We laugh in their bluish light because

they portray the moon as eternally Full,

like we do ourselves

& we see Ourselves on the screen

in the parisian couple

who laugh under fake starlight

& on the street vendors caress their

goods, turn on twilight spotlights,

grasp at passerby

They take their elbow and dig in with sharpened ring finger

until a thin trickle of blood runs

It will show the way back to the stand come tomorrow

& the passerby take the goods,

and carry in their pocket a golden rat trap

If they don’t lay it they will pawn it off again

and buy another tomorrow

& we walk along the asphalt streets

under the high rise dark roots

that grow until they consume everything

including our sight

& we no longer notice that the trees

in the cement sidewalk are dead

and the leaves piled around their stumps

are ugly and gray.

Critique

You do a great job of getting a lot of perceptual elements out of these scenes.
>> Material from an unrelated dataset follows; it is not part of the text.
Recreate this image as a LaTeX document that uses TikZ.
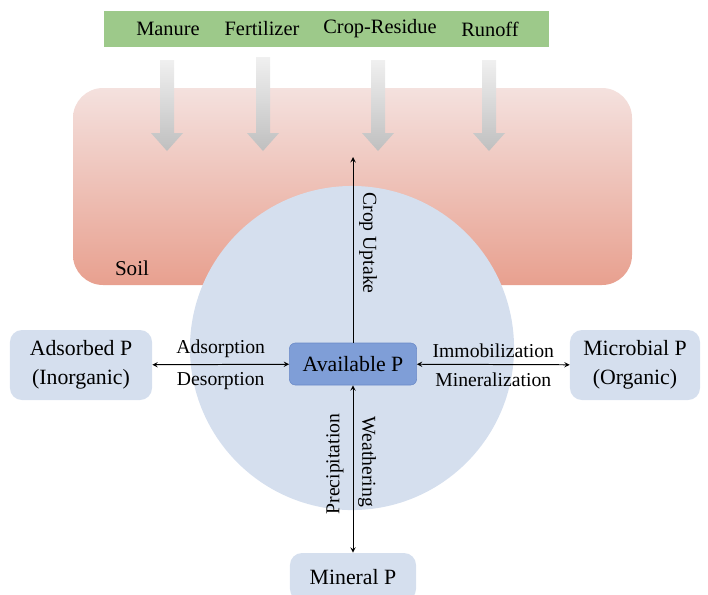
\documentclass[tikz,border=0pt]{standalone}
\usepackage{fontspec}
\setmainfont{Liberation Serif}
\usetikzlibrary{positioning}

\definecolor{srcgreen}{HTML}{9DC98A}
\definecolor{soiltop}{HTML}{F4E1DE}
\definecolor{soilbot}{HTML}{E8A08F}
\definecolor{poolblue}{HTML}{D5DFEE}
\definecolor{availblue}{HTML}{7F9ED7}
\definecolor{availedge}{HTML}{6B8AC7}

\tikzset{
  pool/.style={fill=poolblue, rounded corners=0.3cm, align=center,
    font=\fontsize{15.5}{21}\selectfont},
  flux/.style={font=\fontsize{14}{16}\selectfont},
  srclabel/.style={font=\fontsize{14.5}{16}\selectfont},
  inflow/.style={top color=gray!12, bottom color=gray!50, draw=none},
}

\begin{document}
\begin{tikzpicture}[x=0.025cm, y=-0.025cm, >=stealth]
  \useasboundingbox (0,0) rectangle (708,594);
  \clip (0,0) rectangle (708,594);

  % soil layer
  \shade[top color=soiltop, bottom color=soilbot, rounded corners=0.75cm]
    (73,88) rectangle (632,285);
  \node[flux, font=\fontsize{15}{16}\selectfont] (soil) at (132,268) {Soil};

  % P sources
  \fill[srcgreen] (104,11) rectangle (549,47);
  \node[srclabel] (manure) at (168,29) {Manure};
  \node[srclabel] (fert) at (262,29) {Fertilizer};
  \node[srclabel] (resid) at (380,29) {Crop-Residue};
  \node[srclabel] (runoff) at (490,29) {Runoff};

  \foreach \x/\t in {167/60, 263/57, 378/60, 489/60}
    \shade[inflow] (\x-7,\t) -- (\x+7,\t) -- (\x+7,133) -- (\x+16,133)
      -- (\x,151) -- (\x-16,133) -- (\x-7,133) -- cycle;

  % soil solution
  \fill[poolblue] (352,348) circle[radius=4.05cm];

  % pools
  \node[fill=availblue, draw=availedge, rounded corners=0.15cm,
    minimum width=3.18cm, minimum height=1.05cm,
    font=\fontsize{15.5}{18}\selectfont] (avail) at (353,364) {Available P};
  \node[pool, minimum width=3.55cm, minimum height=1.75cm] (adsorb) at (81,365)
    {Adsorbed P\\(Inorganic)};
  \node[pool, minimum width=3.25cm, minimum height=1.75cm] (microb) at (635,365)
    {Microbial P\\(Organic)};
  \node[pool, minimum width=3.15cm, minimum height=1.2cm] (mineral) at (353,577)
    {Mineral P};
  \coordinate (uptake) at (353,157);

  % fluxes
  \begin{scope}[line width=0.7pt]
  \draw[<->] (adsorb) -- (avail)
    node[flux, midway, above=1pt] (ads) {Adsorption}
    node[flux, midway, below=2pt] (des) {Desorption};
  \draw[<->] (avail) -- (microb)
    node[flux, midway, above=1pt] (immob) {Immobilization}
    node[flux, midway, below=2pt] (miner) {Mineralization};
  \draw[->] (avail) -- (uptake);
  \draw[<->] (avail) -- (mineral);
  \end{scope}
  \node[flux, rotate=-90] (crop) at (368,243) {Crop Uptake};
  \node[flux, rotate=90] (precip) at (335,464) {Precipitation};
  \node[flux, rotate=-90] (weath) at (367,462) {Weathering};

\end{tikzpicture}
\end{document}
However, the images in the first half of the poem come rapid-fire, one after another in a way that doesn’t allow the reader to catch their breath and that doesn’t appear to have a clear purpose in the larger context of the piece. This first, rapid-fire half (up until "we see Ourselves…") contrasts sharply with the slowness of the last half in a way that makes the overall poem feel somewhat disjointed. I’d recommend choosing one of those halves and going full throttle with it, either focusing on the “hit you in the face” montage and the perceptual experience of reading that (as well as figuring out why you'd want the images to be “hit you in the face” ) or on the walk through Paris streets. 


The second half ends somewhat abruptly, and the change of tone in the last four lines is unexpected and introduced so near the end of the poem that the reader does not have time to adjust to it before the piece finishes. I’d recommend asking yourself why you need that tone change, what purpose it serves, and how that purpose could be incorporated more explicitly in the poem.